La ragazza si protese verso di lui e gli afferrò la mano, con dolcezza e decisione, mentre Venceslao si accertò che nessuno stesse osservando.
E tenne la sua mano tra quelle di lei.
“Vuoi aiutarmi a regnare come voglio regnare, caro Venceslao? Mi aiuterai a far emergere le Profondità?”
“Lo voglio” rispose lui, con un filo di voce e il cuore in fiamme.
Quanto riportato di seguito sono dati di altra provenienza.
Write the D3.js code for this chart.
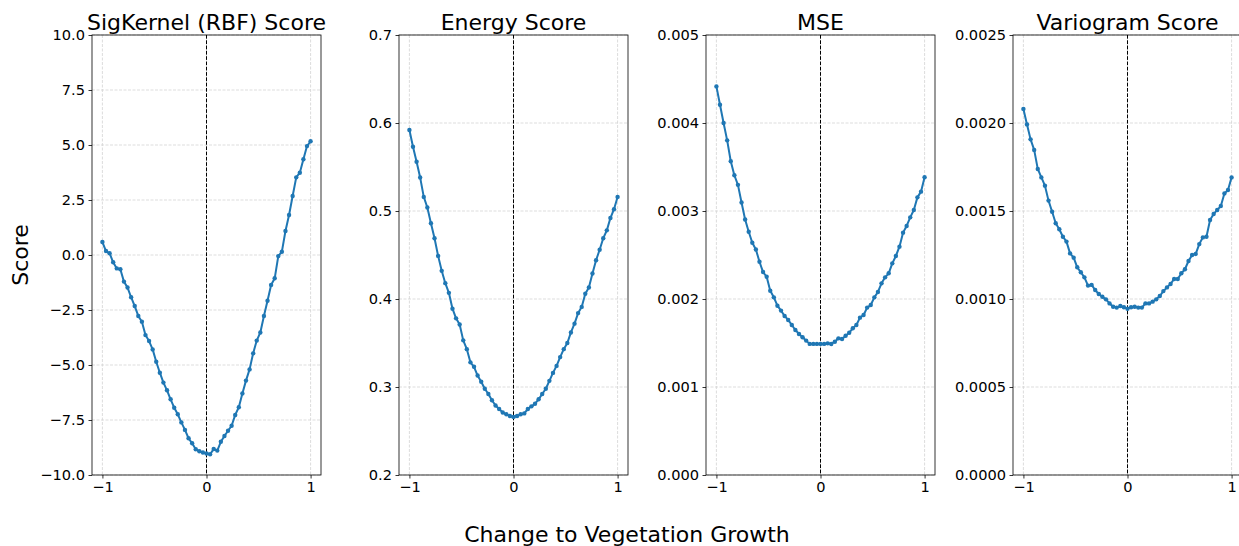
<!DOCTYPE html>
<html><head><meta charset="utf-8">
<script src="https://cdn.jsdelivr.net/npm/d3@7"></script>
<style>
html,body{margin:0;padding:0;background:#fff;}
svg{display:block;font-family:"DejaVu Sans",sans-serif;}
</style></head>
<body><svg id="chart" width="1239" height="546"></svg>
<script>
// x grid: 59 evenly spaced points from -1 to 1
const nPoints = 59;
const xValues = d3.range(nPoints).map(i => -1 + i * 2 / (nPoints - 1));

const titles = ["SigKernel (RBF) Score", "Energy Score", "MSE", "Variogram Score"];

const sigkernel = [0.59, 0.18, 0.08, -0.33, -0.61, -0.65, -1.21, -1.48, -1.92, -2.32, -2.77, -3.03, -3.64, -3.91, -4.29,
  -4.85, -5.35, -5.80, -6.15, -6.56, -6.94, -7.24, -7.61, -7.95, -8.33, -8.56, -8.83, -8.92, -8.98,
  -9.02, -9.06, -8.82, -8.89, -8.49, -8.23, -7.99, -7.76, -7.27, -6.92, -6.29, -5.71, -5.20, -4.47, -3.89,
  -3.52, -2.77, -2.08, -1.36, -1.06, -0.05, 0.15, 1.09, 1.82, 2.68, 3.53, 3.74, 4.35, 4.95, 5.17];

const energy = [0.592, 0.573, 0.556, 0.538, 0.516, 0.504, 0.486, 0.469, 0.449, 0.432, 0.418, 0.407, 0.389, 0.378, 0.371,
  0.353, 0.343, 0.328, 0.323, 0.313, 0.306, 0.298, 0.292, 0.285, 0.279, 0.275, 0.271, 0.269, 0.267,
  0.266, 0.267, 0.269, 0.270, 0.275, 0.278, 0.281, 0.286, 0.292, 0.298, 0.307, 0.316, 0.324, 0.334, 0.343,
  0.350, 0.362, 0.372, 0.384, 0.391, 0.406, 0.413, 0.429, 0.444, 0.456, 0.469, 0.478, 0.492, 0.502, 0.516];

const mse = [0.004416, 0.004208, 0.004000, 0.003803, 0.003565, 0.003406, 0.003297, 0.003096, 0.002904, 0.002764,
  0.002639, 0.002563, 0.002423, 0.002306, 0.002253, 0.002094, 0.002019, 0.001924, 0.001868, 0.001807,
  0.001762, 0.001705, 0.001648, 0.001603, 0.001565, 0.001527, 0.001490, 0.001490, 0.001490,
  0.001490, 0.001490, 0.001496, 0.001489, 0.001515, 0.001553, 0.001545, 0.001583, 0.001617, 0.001667,
  0.001705, 0.001788, 0.001818, 0.001902, 0.001932, 0.002019, 0.002080, 0.002178, 0.002246, 0.002292,
  0.002405, 0.002489, 0.002595, 0.002754, 0.002830, 0.002928, 0.003011, 0.003155, 0.003220, 0.003383];

const variogram = [0.002080, 0.001992, 0.001907, 0.001847, 0.001739, 0.001691, 0.001644, 0.001559, 0.001496, 0.001430,
  0.001396, 0.001354, 0.001326, 0.001259, 0.001235, 0.001180, 0.001152, 0.001123, 0.001076, 0.001080,
  0.001051, 0.001028, 0.001013, 0.000998, 0.000975, 0.000956, 0.000951, 0.000960, 0.000953,
  0.000945, 0.000953, 0.000956, 0.000951, 0.000951, 0.000975, 0.000975, 0.000985, 0.000998, 0.001017,
  0.001045, 0.001066, 0.001085, 0.001114, 0.001114, 0.001146, 0.001169, 0.001216, 0.001250, 0.001256,
  0.001312, 0.001350, 0.001354, 0.001449, 0.001483, 0.001506, 0.001528, 0.001600, 0.001619, 0.001691];

const yDomains = [[-10, 10], [0.2, 0.7], [0, 0.005], [0, 0.0025]];
const yTicks = [
  [-10, -7.5, -5, -2.5, 0, 2.5, 5, 7.5, 10],
  [0.2, 0.3, 0.4, 0.5, 0.6, 0.7],
  [0, 0.001, 0.002, 0.003, 0.004, 0.005],
  [0, 0.0005, 0.001, 0.0015, 0.002, 0.0025]
];
const yFormats = [".1f", ".1f", ".3f", ".4f"];
const xTicks = [-1, 0, 1];
const series = [sigkernel, energy, mse, variogram];

const svg = d3.select("#chart");
const panelLeft = [92, 399, 706, 1013];
const panelW = 229, topY = 35, bottomY = 475;
const blue = "#1f77b4";

series.forEach((vals, p) => {
  const x = d3.scaleLinear().domain([-1.1, 1.1]).range([panelLeft[p], panelLeft[p] + panelW]);
  const y = d3.scaleLinear().domain(yDomains[p]).range([bottomY, topY]);
  const g = svg.append("g");

  // grid
  g.append("g").selectAll("line").data(yTicks[p]).join("line")
    .attr("x1", x.range()[0]).attr("x2", x.range()[1])
    .attr("y1", d => y(d)).attr("y2", d => y(d))
    .attr("stroke", "#d4d4d4").attr("stroke-width", 0.8).attr("stroke-dasharray", "3,1.5");
  g.append("g").selectAll("line").data(xTicks).join("line")
    .attr("x1", d => x(d)).attr("x2", d => x(d))
    .attr("y1", topY).attr("y2", bottomY)
    .attr("stroke", "#d4d4d4").attr("stroke-width", 0.8).attr("stroke-dasharray", "3,1.5");

  // zero line
  g.append("line").attr("x1", x(0)).attr("x2", x(0)).attr("y1", topY).attr("y2", bottomY)
    .attr("stroke", "#000").attr("stroke-width", 1).attr("stroke-dasharray", "3.7,1.6");

  // line + markers
  const data = vals.map((v, i) => [xValues[i], v]);
  g.append("path").datum(data)
    .attr("fill", "none").attr("stroke", blue).attr("stroke-width", 2)
    .attr("stroke-linejoin", "round")
    .attr("d", d3.line().x(d => x(d[0])).y(d => y(d[1])));
  g.append("g").selectAll("circle").data(data).join("circle")
    .attr("cx", d => x(d[0])).attr("cy", d => y(d[1])).attr("r", 2.2)
    .attr("fill", blue);

  // axes
  const fmt = d3.format(yFormats[p]);
  const yAxis = g.append("g").attr("transform", `translate(${panelLeft[p]},0)`)
    .call(d3.axisLeft(y).tickValues(yTicks[p]).tickFormat(fmt).tickSize(3.5).tickPadding(3.5));
  const xAxis = g.append("g").attr("transform", `translate(0,${bottomY})`)
    .call(d3.axisBottom(x).tickValues(xTicks).tickFormat(d3.format("d")).tickSize(3.5).tickPadding(3.5));
  [yAxis, xAxis].forEach(a => {
    a.select(".domain").remove();
    a.selectAll("line").attr("stroke", "#000").attr("stroke-width", 0.8);
    a.selectAll("text").attr("font-family", "DejaVu Sans").attr("font-size", 14.6).attr("fill", "#000");
  });

  // frame
  g.append("rect").attr("x", panelLeft[p]).attr("y", topY).attr("width", panelW).attr("height", bottomY - topY)
    .attr("fill", "none").attr("stroke", "#000").attr("stroke-width", 0.8);

  // title
  g.append("text").attr("x", panelLeft[p] + panelW / 2).attr("y", 30)
    .attr("text-anchor", "middle").attr("font-size", 22).attr("fill", "#000").text(titles[p]);
});

svg.append("text").attr("transform", "translate(28,255) rotate(-90)")
  .attr("text-anchor", "middle").attr("font-size", 22).attr("fill", "#000").text("Score");
svg.append("text").attr("x", 627).attr("y", 542)
  .attr("text-anchor", "middle").attr("font-size", 22).attr("fill", "#000").text("Change to Vegetation Growth");
</script></body></html>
E nel dir questo tremava, ma senza avere paura.

***

Quello che successe dopo la fuga della ragazza, a mezzanotte, fu la follia: il principe che smaniava, i nobili che avevano perso il loro ascendente, Venceslao costretto a bussare a ogni porta del regno con una scarpa in mano. Da parte delle ragazze piovevano profferte di ogni tipo, disponibilità di cui Venceslao approfittò con prudenza: le figlie della più alta nobiltà tendevano ad avere le piattole se non qualche altra malattia più debilitante; e tutte volevano provare quella dannata scarpa, anche quelle che chiaramente non avevano il piede adatto.

Bussare.
Presentarsi.
Inginocchiarsi.
Infilare la scarpa.
Ricominciare.

Dopo solo qualche ora a Venceslao scoppiava la testa, e nella carrozza che lo conduceva da una strada all’altra, da un quartiere all’altro, da una porta all’altra, si concesse anche qualche lacrima di sconforto. Odiava il Principe, che aveva minacciato di ucciderlo a frustate qualora non avesse trovato la ragazza, odiava le fanciulle che gli facevano perdere tempo, odiava i genitori delle fanciulle che lo obbligavano letteralmente a perquisire le loro case perché gli nascondevano le servette, odiava la sua vita.
E quando poi, dopo tre giorni di ricerche pressoché ininterrotte, riuscì a trovare la casa giusta, fu il delirio: le due fanciulle arrivarono ad amputarsi le dita dei piedi per calzare quella maledetta scarpina, nella baruffa la fecero a pezzi, e fu allora che comparve la ragazza che fortunosamente aveva l’altra.

Venceslao s’inginocchiò.
Tutti ammutolirono.
La scarpetta calzava.
Il Granduca svenne.

***

La Principessa camminava verso l’altare con passo pudico e sicuro e la testa leggermente china; il Principe la guardava incantato, il re fece uscire un risolino.
Venceslao indossava un abito di gala che gli stava a pennello, e sorvegliava che tutto andasse bene.
Era stato un periodo faticoso, la vicenda era confusa, ma le prospettive erano incredibili, e abissali.
Con la massima discrezione, la Principessa, dopo essersi inginocchiata sull’altare, si toccò il ventre e gli strizzò l’occhio.
E il Granduca sorrise, felice e contento.